:: Set task ::
Write out the entries verbatim and leave the images out of the copy.
start
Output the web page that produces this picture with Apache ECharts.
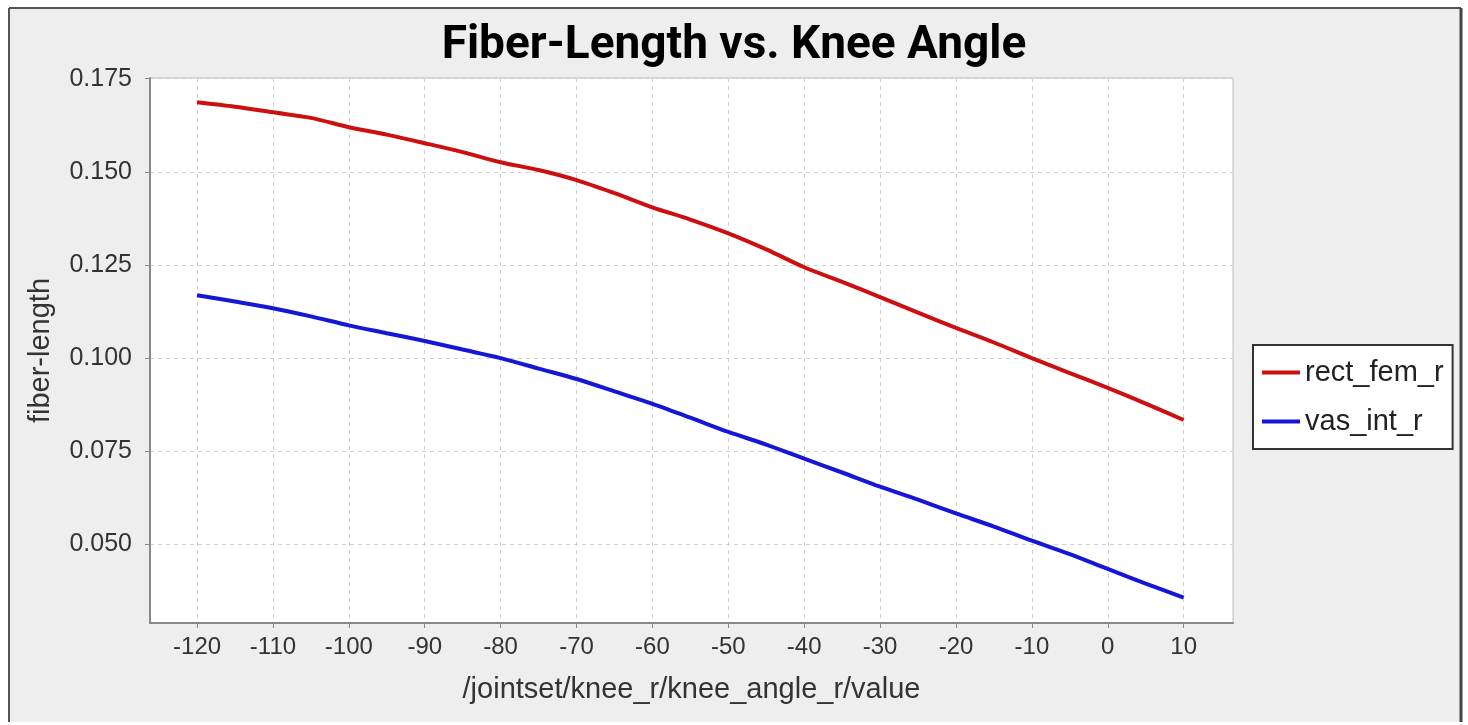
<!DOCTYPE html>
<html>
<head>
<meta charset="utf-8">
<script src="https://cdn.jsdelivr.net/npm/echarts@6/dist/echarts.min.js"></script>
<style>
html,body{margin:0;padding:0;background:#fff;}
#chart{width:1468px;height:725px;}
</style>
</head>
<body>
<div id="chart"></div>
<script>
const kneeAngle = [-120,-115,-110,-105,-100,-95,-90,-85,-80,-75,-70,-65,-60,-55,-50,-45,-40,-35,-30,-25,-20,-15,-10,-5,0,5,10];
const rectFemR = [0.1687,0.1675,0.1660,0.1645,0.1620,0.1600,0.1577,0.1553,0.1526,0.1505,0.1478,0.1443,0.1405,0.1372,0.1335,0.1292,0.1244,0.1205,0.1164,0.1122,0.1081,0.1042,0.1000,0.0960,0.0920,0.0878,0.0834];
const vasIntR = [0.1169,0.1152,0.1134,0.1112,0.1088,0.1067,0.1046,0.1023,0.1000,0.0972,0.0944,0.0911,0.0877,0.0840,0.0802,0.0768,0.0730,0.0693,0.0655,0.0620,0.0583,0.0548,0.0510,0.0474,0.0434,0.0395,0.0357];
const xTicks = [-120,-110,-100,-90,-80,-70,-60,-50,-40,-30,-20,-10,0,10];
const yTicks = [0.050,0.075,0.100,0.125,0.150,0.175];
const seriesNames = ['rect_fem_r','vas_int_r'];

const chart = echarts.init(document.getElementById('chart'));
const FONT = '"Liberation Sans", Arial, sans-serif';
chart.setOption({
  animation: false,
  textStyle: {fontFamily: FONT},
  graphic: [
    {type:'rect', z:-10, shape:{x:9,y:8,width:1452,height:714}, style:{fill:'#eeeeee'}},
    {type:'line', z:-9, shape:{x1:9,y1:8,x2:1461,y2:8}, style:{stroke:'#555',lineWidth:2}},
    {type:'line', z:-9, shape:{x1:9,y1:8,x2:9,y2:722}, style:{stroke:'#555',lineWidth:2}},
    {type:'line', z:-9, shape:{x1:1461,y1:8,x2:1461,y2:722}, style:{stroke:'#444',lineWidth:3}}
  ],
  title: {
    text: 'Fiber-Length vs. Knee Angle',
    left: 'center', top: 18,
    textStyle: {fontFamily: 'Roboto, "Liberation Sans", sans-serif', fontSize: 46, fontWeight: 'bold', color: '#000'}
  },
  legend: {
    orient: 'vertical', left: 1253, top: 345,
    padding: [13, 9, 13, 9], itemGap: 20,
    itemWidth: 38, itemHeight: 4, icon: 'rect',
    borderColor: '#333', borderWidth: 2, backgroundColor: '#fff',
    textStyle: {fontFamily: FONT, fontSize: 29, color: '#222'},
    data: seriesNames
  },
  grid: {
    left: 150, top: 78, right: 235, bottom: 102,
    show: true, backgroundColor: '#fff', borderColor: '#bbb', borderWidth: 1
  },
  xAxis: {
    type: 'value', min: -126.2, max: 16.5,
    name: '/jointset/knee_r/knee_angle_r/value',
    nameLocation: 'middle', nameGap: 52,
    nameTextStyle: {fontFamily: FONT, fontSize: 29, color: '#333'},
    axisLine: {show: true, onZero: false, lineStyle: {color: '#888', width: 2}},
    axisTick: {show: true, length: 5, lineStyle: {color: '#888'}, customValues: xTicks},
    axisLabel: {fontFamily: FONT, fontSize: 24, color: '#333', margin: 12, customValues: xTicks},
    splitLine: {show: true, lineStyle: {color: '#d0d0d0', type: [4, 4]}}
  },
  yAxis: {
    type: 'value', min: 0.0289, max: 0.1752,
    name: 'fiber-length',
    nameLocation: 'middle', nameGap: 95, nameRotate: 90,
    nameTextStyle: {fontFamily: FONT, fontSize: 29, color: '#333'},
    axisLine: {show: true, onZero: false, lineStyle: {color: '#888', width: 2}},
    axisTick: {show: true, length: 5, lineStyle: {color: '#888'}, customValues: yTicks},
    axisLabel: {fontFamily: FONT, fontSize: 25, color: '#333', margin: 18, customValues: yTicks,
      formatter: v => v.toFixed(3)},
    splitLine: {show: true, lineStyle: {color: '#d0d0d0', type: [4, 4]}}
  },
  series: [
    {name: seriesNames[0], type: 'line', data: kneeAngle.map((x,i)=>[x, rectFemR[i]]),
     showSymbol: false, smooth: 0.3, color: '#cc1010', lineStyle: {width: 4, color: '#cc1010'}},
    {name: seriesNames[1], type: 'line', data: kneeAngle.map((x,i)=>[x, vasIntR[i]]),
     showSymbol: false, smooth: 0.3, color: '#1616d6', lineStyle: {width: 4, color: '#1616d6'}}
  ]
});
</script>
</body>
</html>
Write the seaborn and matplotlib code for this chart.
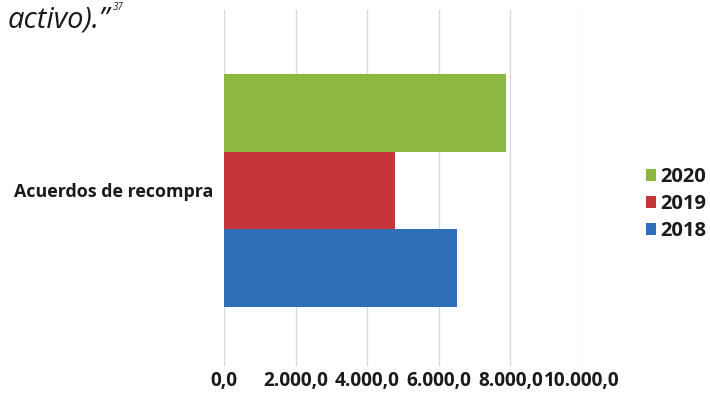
end
:: Worked solution ::
Output the web page that produces this picture with Apache ECharts.
<!DOCTYPE html>
<html>
<head>
<meta charset="utf-8">
<script src="https://cdn.jsdelivr.net/npm/echarts@6/dist/echarts.min.js"></script>
<style>
html,body{margin:0;padding:0;background:#fff;}
#chart{width:1468px;height:725px;}
</style>
</head>
<body>
<div id="chart"></div>
<script>
const kneeAngle = [-120,-115,-110,-105,-100,-95,-90,-85,-80,-75,-70,-65,-60,-55,-50,-45,-40,-35,-30,-25,-20,-15,-10,-5,0,5,10];
const rectFemR = [0.1687,0.1675,0.1660,0.1645,0.1620,0.1600,0.1577,0.1553,0.1526,0.1505,0.1478,0.1443,0.1405,0.1372,0.1335,0.1292,0.1244,0.1205,0.1164,0.1122,0.1081,0.1042,0.1000,0.0960,0.0920,0.0878,0.0834];
const vasIntR = [0.1169,0.1152,0.1134,0.1112,0.1088,0.1067,0.1046,0.1023,0.1000,0.0972,0.0944,0.0911,0.0877,0.0840,0.0802,0.0768,0.0730,0.0693,0.0655,0.0620,0.0583,0.0548,0.0510,0.0474,0.0434,0.0395,0.0357];
const xTicks = [-120,-110,-100,-90,-80,-70,-60,-50,-40,-30,-20,-10,0,10];
const yTicks = [0.050,0.075,0.100,0.125,0.150,0.175];
const seriesNames = ['rect_fem_r','vas_int_r'];

const chart = echarts.init(document.getElementById('chart'));
const FONT = '"Liberation Sans", Arial, sans-serif';
chart.setOption({
  animation: false,
  textStyle: {fontFamily: FONT},
  graphic: [
    {type:'rect', z:-10, shape:{x:9,y:8,width:1452,height:714}, style:{fill:'#eeeeee'}},
    {type:'line', z:-9, shape:{x1:9,y1:8,x2:1461,y2:8}, style:{stroke:'#555',lineWidth:2}},
    {type:'line', z:-9, shape:{x1:9,y1:8,x2:9,y2:722}, style:{stroke:'#555',lineWidth:2}},
    {type:'line', z:-9, shape:{x1:1461,y1:8,x2:1461,y2:722}, style:{stroke:'#444',lineWidth:3}}
  ],
  title: {
    text: 'Fiber-Length vs. Knee Angle',
    left: 'center', top: 18,
    textStyle: {fontFamily: 'Roboto, "Liberation Sans", sans-serif', fontSize: 46, fontWeight: 'bold', color: '#000'}
  },
  legend: {
    orient: 'vertical', left: 1253, top: 345,
    padding: [13, 9, 13, 9], itemGap: 20,
    itemWidth: 38, itemHeight: 4, icon: 'rect',
    borderColor: '#333', borderWidth: 2, backgroundColor: '#fff',
    textStyle: {fontFamily: FONT, fontSize: 29, color: '#222'},
    data: seriesNames
  },
  grid: {
    left: 150, top: 78, right: 235, bottom: 102,
    show: true, backgroundColor: '#fff', borderColor: '#bbb', borderWidth: 1
  },
  xAxis: {
    type: 'value', min: -126.2, max: 16.5,
    name: '/jointset/knee_r/knee_angle_r/value',
    nameLocation: 'middle', nameGap: 52,
    nameTextStyle: {fontFamily: FONT, fontSize: 29, color: '#333'},
    axisLine: {show: true, onZero: false, lineStyle: {color: '#888', width: 2}},
    axisTick: {show: true, length: 5, lineStyle: {color: '#888'}, customValues: xTicks},
    axisLabel: {fontFamily: FONT, fontSize: 24, color: '#333', margin: 12, customValues: xTicks},
    splitLine: {show: true, lineStyle: {color: '#d0d0d0', type: [4, 4]}}
  },
  yAxis: {
    type: 'value', min: 0.0289, max: 0.1752,
    name: 'fiber-length',
    nameLocation: 'middle', nameGap: 95, nameRotate: 90,
    nameTextStyle: {fontFamily: FONT, fontSize: 29, color: '#333'},
    axisLine: {show: true, onZero: false, lineStyle: {color: '#888', width: 2}},
    axisTick: {show: true, length: 5, lineStyle: {color: '#888'}, customValues: yTicks},
    axisLabel: {fontFamily: FONT, fontSize: 25, color: '#333', margin: 18, customValues: yTicks,
      formatter: v => v.toFixed(3)},
    splitLine: {show: true, lineStyle: {color: '#d0d0d0', type: [4, 4]}}
  },
  series: [
    {name: seriesNames[0], type: 'line', data: kneeAngle.map((x,i)=>[x, rectFemR[i]]),
     showSymbol: false, smooth: 0.3, color: '#cc1010', lineStyle: {width: 4, color: '#cc1010'}},
    {name: seriesNames[1], type: 'line', data: kneeAngle.map((x,i)=>[x, vasIntR[i]]),
     showSymbol: false, smooth: 0.3, color: '#1616d6', lineStyle: {width: 4, color: '#1616d6'}}
  ]
});
</script>
</body>
</html>
Write the seaborn and matplotlib code for this chart.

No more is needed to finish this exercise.